**Problem requirements:**
Select, from the data, each line where "chart" occurs.

**Information provided:**
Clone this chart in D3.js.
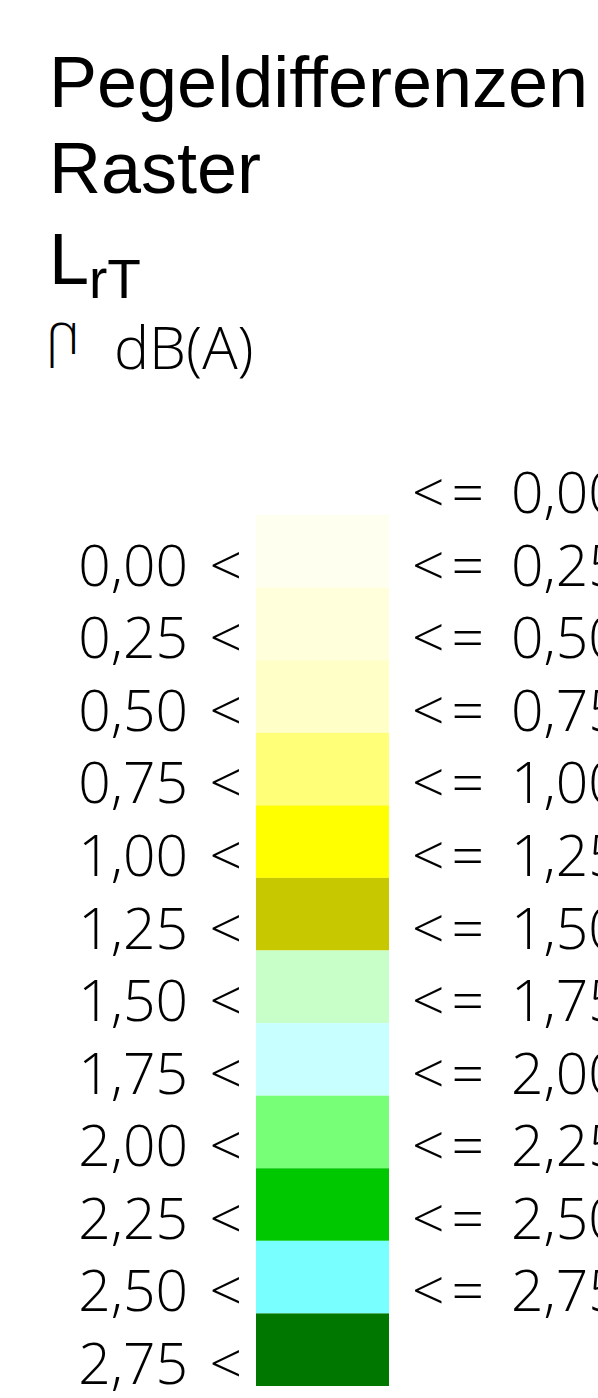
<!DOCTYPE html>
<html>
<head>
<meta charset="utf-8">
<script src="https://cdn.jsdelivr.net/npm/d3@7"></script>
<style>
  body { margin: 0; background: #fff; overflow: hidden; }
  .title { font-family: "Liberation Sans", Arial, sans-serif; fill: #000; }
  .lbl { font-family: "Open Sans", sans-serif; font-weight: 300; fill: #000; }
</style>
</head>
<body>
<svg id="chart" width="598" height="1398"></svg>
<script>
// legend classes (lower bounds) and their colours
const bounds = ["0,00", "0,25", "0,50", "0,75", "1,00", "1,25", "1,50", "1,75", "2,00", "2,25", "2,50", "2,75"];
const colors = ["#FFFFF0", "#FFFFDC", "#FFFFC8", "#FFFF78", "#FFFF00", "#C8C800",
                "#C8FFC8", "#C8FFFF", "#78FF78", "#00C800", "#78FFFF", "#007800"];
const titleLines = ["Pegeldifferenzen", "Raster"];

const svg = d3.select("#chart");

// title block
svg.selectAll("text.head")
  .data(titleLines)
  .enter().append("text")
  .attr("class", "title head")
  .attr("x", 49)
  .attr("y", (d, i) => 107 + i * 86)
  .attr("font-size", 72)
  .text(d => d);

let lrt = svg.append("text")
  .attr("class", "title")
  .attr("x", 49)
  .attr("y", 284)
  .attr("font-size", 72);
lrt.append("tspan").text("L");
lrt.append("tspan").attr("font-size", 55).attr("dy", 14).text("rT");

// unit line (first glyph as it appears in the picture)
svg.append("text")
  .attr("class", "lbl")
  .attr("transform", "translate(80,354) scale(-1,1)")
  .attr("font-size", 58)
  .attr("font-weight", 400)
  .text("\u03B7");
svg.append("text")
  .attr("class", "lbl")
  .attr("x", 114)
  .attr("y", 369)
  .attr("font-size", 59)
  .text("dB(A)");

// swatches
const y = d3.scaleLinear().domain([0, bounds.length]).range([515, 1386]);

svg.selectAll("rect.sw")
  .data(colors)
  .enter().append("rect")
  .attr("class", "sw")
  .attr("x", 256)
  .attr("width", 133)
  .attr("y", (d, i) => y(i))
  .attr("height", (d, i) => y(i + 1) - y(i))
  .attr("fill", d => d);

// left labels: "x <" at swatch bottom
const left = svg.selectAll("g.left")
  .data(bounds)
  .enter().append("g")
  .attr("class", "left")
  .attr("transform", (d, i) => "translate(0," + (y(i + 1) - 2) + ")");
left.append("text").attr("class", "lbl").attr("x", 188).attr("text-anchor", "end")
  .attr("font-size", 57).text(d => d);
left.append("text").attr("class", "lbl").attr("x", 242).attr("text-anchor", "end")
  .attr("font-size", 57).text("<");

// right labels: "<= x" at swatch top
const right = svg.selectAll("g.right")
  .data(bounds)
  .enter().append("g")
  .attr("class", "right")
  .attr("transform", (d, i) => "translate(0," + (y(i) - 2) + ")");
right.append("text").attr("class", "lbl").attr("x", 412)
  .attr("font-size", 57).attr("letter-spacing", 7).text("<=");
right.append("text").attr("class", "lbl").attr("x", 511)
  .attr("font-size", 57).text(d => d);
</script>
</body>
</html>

**Result of the task:**
Clone this chart in D3.js.
<svg id="chart" width="598" height="1398"></svg>
const svg = d3.select("#chart");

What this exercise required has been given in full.